Launch HN: Superb AI (YC W19) – AI-Powered Training Data
I’m Hyun, one of the co-founders of Superb AI (https://www.superb-ai.com) in the YC W19 batch. We use AI to semi-automatically collect and label training data for tech companies, and help them implement machine-learning based features faster.
Almost all the magical AI features that we see are actually built using training data powered by humans. Companies build software tools and farm out to a bunch of people to click and type things repeatedly to label the raw data. That's how training data is made, and that’s a very large portion of what an AI is, up to this point. It has worked well up to now, but the process is not very fast and often prone to error. Moreover, the size of training datasets has increased exponentially over the past few years, as it almost guarantees a higher AI performance. AI engineers are now handling datasets as large as tens of millions of images, and thus there is a great need for a better way to build training data.

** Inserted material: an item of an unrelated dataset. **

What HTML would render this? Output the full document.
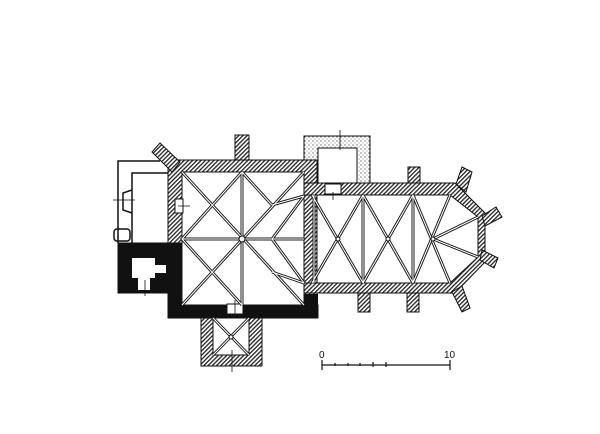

We started out as a team of five — Hyun (myself, CEO), Jungkwon (CTO), Jonghyuk and Moonsu (AI Engineers), and Hyundong (Operations), and after about a year, we are now a team of thirteen members. We have backgrounds in robotics, computer vision, data mining, and algorithmic programming, and we all worked together at a corporate AI research lab for around two years. While working on various projects from self-driving to StarCraft game AI, we experienced first-hand how building the training data was one of the biggest hurdles for developing new AI-based products and changing people’s lives. We initially tried to solve this problem from an academic perspective and published a research paper on using coarsely labeled training data for machine learning . Soon, we decided to work on a more practical and widely applicable solution to this problem and that’s why we started this company.
So how do we use AI to solve this problem? There are largely two approaches we take. The first is, we try to automate as many pieces of the data building pipeline as possible using AI. To do so, we split the process into many smaller steps. If we take an image-labeling task, for example, putting bounding box labels around each object can be split into 1) scanning the image to find the type and location of each object, 2) drawing bounding boxes around each, 3) refining and validating all annotations. Some of these smaller task chunks can be completely automated using AI. For others, we build AI tools that can assist humans. And for really difficult ones, we do have human workers to do it manually. It’s a tricky problem because we need to understand what kind of tasks AI can do better than humans and vice versa, and carefully choose which tasks to automate.
Secondly, we try to improve our AI components throughout a given data building project using a human-in-the-loop AI approach. The key is that we bootstrap and feed portions of the training data we make back into our AI so that we can fine-tune them on the fly over the duration of a project. For example, we may start a project with a baseline AI (“version 1”), and for every 20% of a particular training dataset we make, we iterate and keep fine-tuning our AI so that by the end of the project we will have AI “version 5" that is specifically trained for the project. So as our AI components improve, human contribution gets smaller and smaller over time, and in the end, we will need very minimal human intervention. Ultimately, we want to make it like how humans learn. We see others do something for a few times, and we quickly learn how to do it ourselves. As our technology improves, our AI will be able to learn from only a few examples of human demonstration.
We found out that using AI in these two approaches not only makes the process faster but also more accurate. One of the reasons there is an accuracy problem with existing manual labeling services is that humans have to do too much. They spend hours and hours doing the same clicking repeatedly. But by us making it almost painless for humans to figure out what to do, they not only get through more data but they are not as exhausted or cognitively loaded.
Our current customers, including LG Electronics, are from industries ranging from autonomous vehicles and consumer to physical security and manufacturing. A large majority of tech companies have a shortage of AI experts and need to develop machine-learning based features with a very limited number of them. As a result, these companies do not have enough resources to build their own automated data building pipeline and often rely on outsourced manual labor. We can deliver training data much faster and better than these vendors that extensively rely on manual labor.
We are extremely grateful to have the chance to introduce ourselves to the HN community and hear your feedback. And we're happy to answer any of your questions. Thank you!